_Data segment_:
= = = = = = =

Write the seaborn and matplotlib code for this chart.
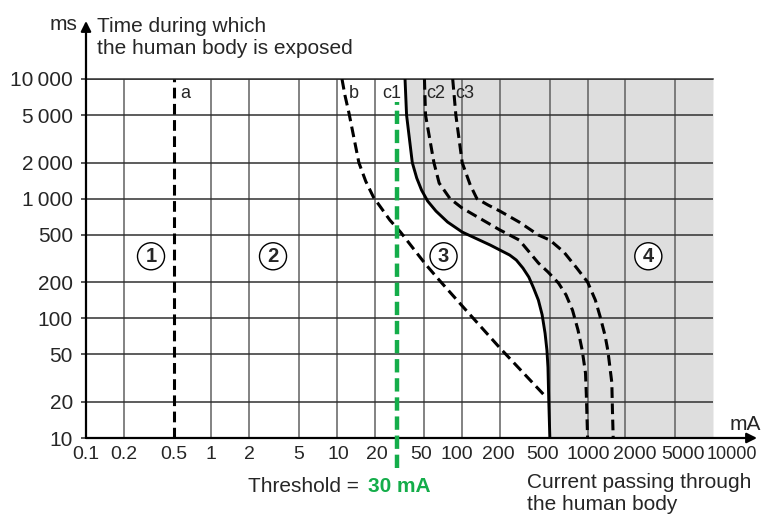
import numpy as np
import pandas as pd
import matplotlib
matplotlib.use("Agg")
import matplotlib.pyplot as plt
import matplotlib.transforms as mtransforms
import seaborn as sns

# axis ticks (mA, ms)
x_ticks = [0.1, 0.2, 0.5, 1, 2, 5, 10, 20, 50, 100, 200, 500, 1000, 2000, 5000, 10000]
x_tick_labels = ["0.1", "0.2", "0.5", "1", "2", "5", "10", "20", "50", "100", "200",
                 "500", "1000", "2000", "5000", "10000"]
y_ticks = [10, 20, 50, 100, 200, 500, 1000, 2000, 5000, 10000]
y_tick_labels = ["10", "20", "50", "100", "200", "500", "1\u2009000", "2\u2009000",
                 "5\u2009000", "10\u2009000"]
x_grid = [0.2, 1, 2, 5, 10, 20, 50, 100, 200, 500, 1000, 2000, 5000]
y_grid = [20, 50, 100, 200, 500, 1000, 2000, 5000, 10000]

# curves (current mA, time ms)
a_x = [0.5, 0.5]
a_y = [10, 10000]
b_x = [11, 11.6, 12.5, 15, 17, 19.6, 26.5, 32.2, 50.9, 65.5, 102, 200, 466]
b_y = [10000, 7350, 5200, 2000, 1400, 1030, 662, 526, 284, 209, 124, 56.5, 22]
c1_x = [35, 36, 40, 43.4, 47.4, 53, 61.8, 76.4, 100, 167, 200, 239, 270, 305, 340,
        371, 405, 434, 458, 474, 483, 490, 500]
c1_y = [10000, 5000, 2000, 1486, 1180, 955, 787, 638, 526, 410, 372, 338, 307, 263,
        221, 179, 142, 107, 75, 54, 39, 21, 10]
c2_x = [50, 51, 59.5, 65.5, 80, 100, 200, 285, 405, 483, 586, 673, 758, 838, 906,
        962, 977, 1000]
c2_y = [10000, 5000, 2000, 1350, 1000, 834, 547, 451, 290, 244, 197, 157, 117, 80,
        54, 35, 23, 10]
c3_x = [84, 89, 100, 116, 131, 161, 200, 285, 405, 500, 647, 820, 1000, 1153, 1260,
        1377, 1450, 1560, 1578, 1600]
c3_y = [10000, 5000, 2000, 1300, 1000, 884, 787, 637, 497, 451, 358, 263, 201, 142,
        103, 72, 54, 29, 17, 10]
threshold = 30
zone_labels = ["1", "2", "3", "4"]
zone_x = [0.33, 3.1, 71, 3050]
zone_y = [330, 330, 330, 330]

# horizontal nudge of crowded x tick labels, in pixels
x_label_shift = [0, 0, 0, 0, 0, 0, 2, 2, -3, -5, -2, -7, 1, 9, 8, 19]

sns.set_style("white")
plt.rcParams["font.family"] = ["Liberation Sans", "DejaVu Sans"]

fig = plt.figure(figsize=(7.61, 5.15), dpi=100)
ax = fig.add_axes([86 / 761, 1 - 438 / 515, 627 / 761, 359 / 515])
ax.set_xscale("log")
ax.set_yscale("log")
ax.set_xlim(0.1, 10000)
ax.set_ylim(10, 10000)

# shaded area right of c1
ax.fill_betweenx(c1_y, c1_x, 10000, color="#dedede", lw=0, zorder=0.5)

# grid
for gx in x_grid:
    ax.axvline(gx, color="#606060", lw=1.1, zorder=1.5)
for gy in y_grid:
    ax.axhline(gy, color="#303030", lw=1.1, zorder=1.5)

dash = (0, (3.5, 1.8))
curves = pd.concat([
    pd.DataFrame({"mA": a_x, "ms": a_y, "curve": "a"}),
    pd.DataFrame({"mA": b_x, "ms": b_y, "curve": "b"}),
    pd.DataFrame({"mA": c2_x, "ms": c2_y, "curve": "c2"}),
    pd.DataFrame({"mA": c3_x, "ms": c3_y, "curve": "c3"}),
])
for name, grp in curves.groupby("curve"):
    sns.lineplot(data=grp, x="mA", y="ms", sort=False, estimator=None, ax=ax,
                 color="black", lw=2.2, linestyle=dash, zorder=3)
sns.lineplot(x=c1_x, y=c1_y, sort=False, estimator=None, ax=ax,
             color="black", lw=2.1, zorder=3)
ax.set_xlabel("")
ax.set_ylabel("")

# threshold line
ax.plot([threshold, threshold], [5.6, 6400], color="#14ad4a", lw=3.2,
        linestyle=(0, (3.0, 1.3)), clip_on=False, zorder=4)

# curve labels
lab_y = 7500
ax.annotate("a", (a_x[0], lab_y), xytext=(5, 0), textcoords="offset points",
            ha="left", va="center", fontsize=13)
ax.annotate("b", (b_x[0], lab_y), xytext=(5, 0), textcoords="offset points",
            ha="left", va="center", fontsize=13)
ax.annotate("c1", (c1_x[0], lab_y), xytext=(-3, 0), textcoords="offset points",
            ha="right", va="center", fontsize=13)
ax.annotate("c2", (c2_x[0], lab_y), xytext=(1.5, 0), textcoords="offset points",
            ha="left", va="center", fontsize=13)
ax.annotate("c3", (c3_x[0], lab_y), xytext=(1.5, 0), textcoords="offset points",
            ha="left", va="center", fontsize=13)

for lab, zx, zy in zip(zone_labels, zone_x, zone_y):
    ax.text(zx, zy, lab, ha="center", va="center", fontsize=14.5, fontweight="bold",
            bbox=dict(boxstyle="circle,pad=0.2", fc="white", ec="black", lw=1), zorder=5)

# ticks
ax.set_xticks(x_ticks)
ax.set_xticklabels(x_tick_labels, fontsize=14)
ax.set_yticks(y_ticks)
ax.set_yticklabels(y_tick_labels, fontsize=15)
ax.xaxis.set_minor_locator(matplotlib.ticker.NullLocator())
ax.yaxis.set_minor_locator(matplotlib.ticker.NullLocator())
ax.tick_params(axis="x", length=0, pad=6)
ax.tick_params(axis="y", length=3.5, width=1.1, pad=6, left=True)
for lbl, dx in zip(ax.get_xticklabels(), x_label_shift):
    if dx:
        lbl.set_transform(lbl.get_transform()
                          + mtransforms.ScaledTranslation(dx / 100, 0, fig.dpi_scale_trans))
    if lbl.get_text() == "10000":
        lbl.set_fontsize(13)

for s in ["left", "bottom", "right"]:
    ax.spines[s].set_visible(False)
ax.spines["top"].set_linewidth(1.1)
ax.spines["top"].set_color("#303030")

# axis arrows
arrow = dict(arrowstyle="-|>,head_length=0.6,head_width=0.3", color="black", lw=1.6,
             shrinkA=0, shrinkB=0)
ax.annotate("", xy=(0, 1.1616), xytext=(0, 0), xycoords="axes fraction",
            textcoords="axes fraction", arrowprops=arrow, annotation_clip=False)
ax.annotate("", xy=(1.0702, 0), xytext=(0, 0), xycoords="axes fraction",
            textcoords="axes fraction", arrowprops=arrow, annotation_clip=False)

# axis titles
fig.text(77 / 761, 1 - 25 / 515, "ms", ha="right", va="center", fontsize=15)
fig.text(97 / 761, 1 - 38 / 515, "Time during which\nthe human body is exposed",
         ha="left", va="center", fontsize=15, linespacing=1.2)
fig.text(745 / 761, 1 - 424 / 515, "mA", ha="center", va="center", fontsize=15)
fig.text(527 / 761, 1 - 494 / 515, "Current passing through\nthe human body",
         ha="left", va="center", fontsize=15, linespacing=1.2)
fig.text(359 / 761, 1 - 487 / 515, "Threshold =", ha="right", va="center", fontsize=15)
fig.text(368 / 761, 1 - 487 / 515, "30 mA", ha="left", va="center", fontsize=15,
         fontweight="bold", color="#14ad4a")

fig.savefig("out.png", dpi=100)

= = = = = = =

_Written instruction_: Please set down each line of the data above exactly as written, without the pictures.

_Correct response_:
Write the seaborn and matplotlib code for this chart.
import numpy as np
import pandas as pd
import matplotlib
matplotlib.use("Agg")
import matplotlib.pyplot as plt
import matplotlib.transforms as mtransforms
import seaborn as sns

# axis ticks (mA, ms)
x_ticks = [0.1, 0.2, 0.5, 1, 2, 5, 10, 20, 50, 100, 200, 500, 1000, 2000, 5000, 10000]
x_tick_labels = ["0.1", "0.2", "0.5", "1", "2", "5", "10", "20", "50", "100", "200",
                 "500", "1000", "2000", "5000", "10000"]
y_ticks = [10, 20, 50, 100, 200, 500, 1000, 2000, 5000, 10000]
y_tick_labels = ["10", "20", "50", "100", "200", "500", "1\u2009000", "2\u2009000",
                 "5\u2009000", "10\u2009000"]
x_grid = [0.2, 1, 2, 5, 10, 20, 50, 100, 200, 500, 1000, 2000, 5000]
y_grid = [20, 50, 100, 200, 500, 1000, 2000, 5000, 10000]

# curves (current mA, time ms)
a_x = [0.5, 0.5]
a_y = [10, 10000]
b_x = [11, 11.6, 12.5, 15, 17, 19.6, 26.5, 32.2, 50.9, 65.5, 102, 200, 466]
b_y = [10000, 7350, 5200, 2000, 1400, 1030, 662, 526, 284, 209, 124, 56.5, 22]
c1_x = [35, 36, 40, 43.4, 47.4, 53, 61.8, 76.4, 100, 167, 200, 239, 270, 305, 340,
        371, 405, 434, 458, 474, 483, 490, 500]
c1_y = [10000, 5000, 2000, 1486, 1180, 955, 787, 638, 526, 410, 372, 338, 307, 263,
        221, 179, 142, 107, 75, 54, 39, 21, 10]
c2_x = [50, 51, 59.5, 65.5, 80, 100, 200, 285, 405, 483, 586, 673, 758, 838, 906,
        962, 977, 1000]
c2_y = [10000, 5000, 2000, 1350, 1000, 834, 547, 451, 290, 244, 197, 157, 117, 80,
        54, 35, 23, 10]
c3_x = [84, 89, 100, 116, 131, 161, 200, 285, 405, 500, 647, 820, 1000, 1153, 1260,
        1377, 1450, 1560, 1578, 1600]
c3_y = [10000, 5000, 2000, 1300, 1000, 884, 787, 637, 497, 451, 358, 263, 201, 142,
        103, 72, 54, 29, 17, 10]
threshold = 30
zone_labels = ["1", "2", "3", "4"]
zone_x = [0.33, 3.1, 71, 3050]
zone_y = [330, 330, 330, 330]

# horizontal nudge of crowded x tick labels, in pixels
x_label_shift = [0, 0, 0, 0, 0, 0, 2, 2, -3, -5, -2, -7, 1, 9, 8, 19]

sns.set_style("white")
plt.rcParams["font.family"] = ["Liberation Sans", "DejaVu Sans"]

fig = plt.figure(figsize=(7.61, 5.15), dpi=100)
ax = fig.add_axes([86 / 761, 1 - 438 / 515, 627 / 761, 359 / 515])
ax.set_xscale("log")
ax.set_yscale("log")
ax.set_xlim(0.1, 10000)
ax.set_ylim(10, 10000)

# shaded area right of c1
ax.fill_betweenx(c1_y, c1_x, 10000, color="#dedede", lw=0, zorder=0.5)

# grid
for gx in x_grid:
    ax.axvline(gx, color="#606060", lw=1.1, zorder=1.5)
for gy in y_grid:
    ax.axhline(gy, color="#303030", lw=1.1, zorder=1.5)

dash = (0, (3.5, 1.8))
curves = pd.concat([
    pd.DataFrame({"mA": a_x, "ms": a_y, "curve": "a"}),
    pd.DataFrame({"mA": b_x, "ms": b_y, "curve": "b"}),
    pd.DataFrame({"mA": c2_x, "ms": c2_y, "curve": "c2"}),
    pd.DataFrame({"mA": c3_x, "ms": c3_y, "curve": "c3"}),
])
for name, grp in curves.groupby("curve"):
    sns.lineplot(data=grp, x="mA", y="ms", sort=False, estimator=None, ax=ax,
                 color="black", lw=2.2, linestyle=dash, zorder=3)
sns.lineplot(x=c1_x, y=c1_y, sort=False, estimator=None, ax=ax,
             color="black", lw=2.1, zorder=3)
ax.set_xlabel("")
ax.set_ylabel("")

# threshold line
ax.plot([threshold, threshold], [5.6, 6400], color="#14ad4a", lw=3.2,
        linestyle=(0, (3.0, 1.3)), clip_on=False, zorder=4)

# curve labels
lab_y = 7500
ax.annotate("a", (a_x[0], lab_y), xytext=(5, 0), textcoords="offset points",
            ha="left", va="center", fontsize=13)
ax.annotate("b", (b_x[0], lab_y), xytext=(5, 0), textcoords="offset points",
            ha="left", va="center", fontsize=13)
ax.annotate("c1", (c1_x[0], lab_y), xytext=(-3, 0), textcoords="offset points",
            ha="right", va="center", fontsize=13)
ax.annotate("c2", (c2_x[0], lab_y), xytext=(1.5, 0), textcoords="offset points",
            ha="left", va="center", fontsize=13)
ax.annotate("c3", (c3_x[0], lab_y), xytext=(1.5, 0), textcoords="offset points",
            ha="left", va="center", fontsize=13)

for lab, zx, zy in zip(zone_labels, zone_x, zone_y):
    ax.text(zx, zy, lab, ha="center", va="center", fontsize=14.5, fontweight="bold",
            bbox=dict(boxstyle="circle,pad=0.2", fc="white", ec="black", lw=1), zorder=5)

# ticks
ax.set_xticks(x_ticks)
ax.set_xticklabels(x_tick_labels, fontsize=14)
ax.set_yticks(y_ticks)
ax.set_yticklabels(y_tick_labels, fontsize=15)
ax.xaxis.set_minor_locator(matplotlib.ticker.NullLocator())
ax.yaxis.set_minor_locator(matplotlib.ticker.NullLocator())
ax.tick_params(axis="x", length=0, pad=6)
ax.tick_params(axis="y", length=3.5, width=1.1, pad=6, left=True)
for lbl, dx in zip(ax.get_xticklabels(), x_label_shift):
    if dx:
        lbl.set_transform(lbl.get_transform()
                          + mtransforms.ScaledTranslation(dx / 100, 0, fig.dpi_scale_trans))
    if lbl.get_text() == "10000":
        lbl.set_fontsize(13)

for s in ["left", "bottom", "right"]:
    ax.spines[s].set_visible(False)
ax.spines["top"].set_linewidth(1.1)
ax.spines["top"].set_color("#303030")

# axis arrows
arrow = dict(arrowstyle="-|>,head_length=0.6,head_width=0.3", color="black", lw=1.6,
             shrinkA=0, shrinkB=0)
ax.annotate("", xy=(0, 1.1616), xytext=(0, 0), xycoords="axes fraction",
            textcoords="axes fraction", arrowprops=arrow, annotation_clip=False)
ax.annotate("", xy=(1.0702, 0), xytext=(0, 0), xycoords="axes fraction",
            textcoords="axes fraction", arrowprops=arrow, annotation_clip=False)

# axis titles
fig.text(77 / 761, 1 - 25 / 515, "ms", ha="right", va="center", fontsize=15)
fig.text(97 / 761, 1 - 38 / 515, "Time during which\nthe human body is exposed",
         ha="left", va="center", fontsize=15, linespacing=1.2)
fig.text(745 / 761, 1 - 424 / 515, "mA", ha="center", va="center", fontsize=15)
fig.text(527 / 761, 1 - 494 / 515, "Current passing through\nthe human body",
         ha="left", va="center", fontsize=15, linespacing=1.2)
fig.text(359 / 761, 1 - 487 / 515, "Threshold =", ha="right", va="center", fontsize=15)
fig.text(368 / 761, 1 - 487 / 515, "30 mA", ha="left", va="center", fontsize=15,
         fontweight="bold", color="#14ad4a")

fig.savefig("out.png", dpi=100)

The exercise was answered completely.